There seems to be a general panic and a blogstorm in the user community after the publishing of Firesheep, a simple to use Firefox extension, that you can install in minutes and that can be used to “sidejack” accounts by sniffing for cookies on popular websites like Google, Facebook etc. on open WiFi.
Whats the big fuzz? Everyone has worked hard for many years to ignore the warning message you get when connecting to open WiFI network …”Your are connected to an open network and your information may be visible to others..” or similar. The new thing is probably that Toorcon now has shown that even my grandmother can hijack someones account – the threat cannot be ignored anymore. So, if you absolutely need to be on an open uncontrolled WiFi get your SSL or VPN solution working. I guess WPA/WEP gives you some protection if you can rely on that only “the good guys” have the key ;-).

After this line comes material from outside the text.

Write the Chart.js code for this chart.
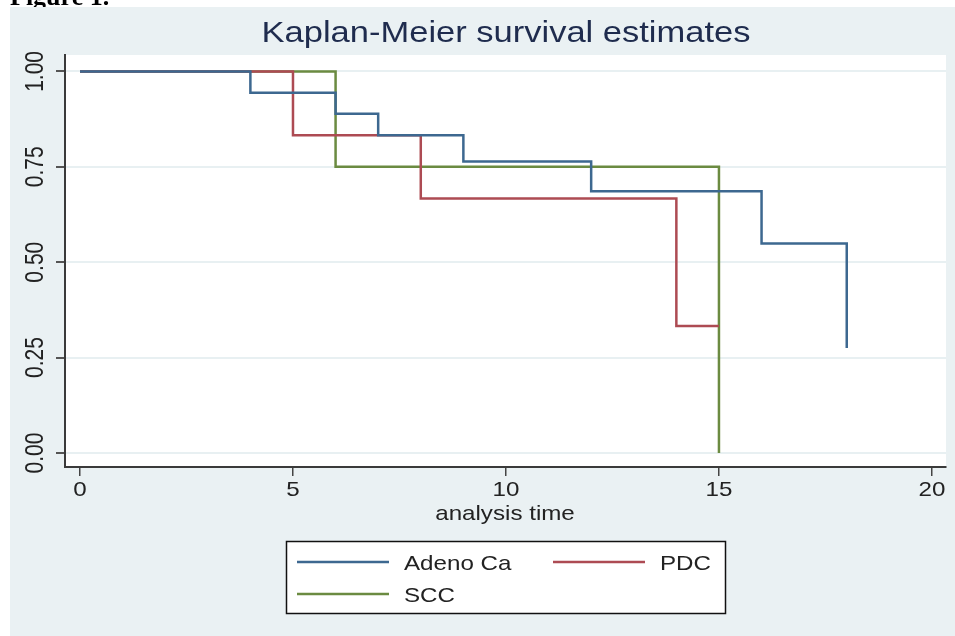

The discussion whether Firesheep is illegal is of course ridiculous – I think by openly publishing the software to anyone, Toorcon does us a great service exposing threats that where always there. However, I think that there could be people out there prepared to do nasty stuff with this tool…
Some Swedish blogs on how to protect your sessions on open WiFi
I read the Wireless communications security (Imai, Hideki) book, and I felt safe from the complex algorithms they used to make the wireless network secure, but tools like firesheep, vanishing my safe from most Wifi spots, I never imagine it would be that easy …….
What about activating MAC adress control in your access point. Wouldnt that inhibit the loophole of cracked WPA/WEP codes ?
@Björn: Definitely. I guess the main problem was NOT your home AP where you can have your own WPA encryption, but but in public networks where you do not have MAC layer control.
A recommendation is to use “HTTPS Everywhere” plugin for Firefox. Download in seconds from https://www.eff.org/https-everywhere. The browser will then connect to the encrypted version of the sites, when available. Works nice with most standard apps like Facebook, Google etc (although some of the functions may not be available encrypted). If you feel safe and want all functions, you may just disable the plugin temporarily.
Facebook doesn’t support https more than during the login procedure, at the next klick you do it falls back to ordinary http.
Btw, for us Chrome users I recommend KB SSL Enforcer https://chrome.google.com/extensions/detail/flcpelgcagfhfoegekianiofphddckof
My Firefox seems to keep the https connection to FB at all times – the chat and “logged in friends” disappear in this mode, though.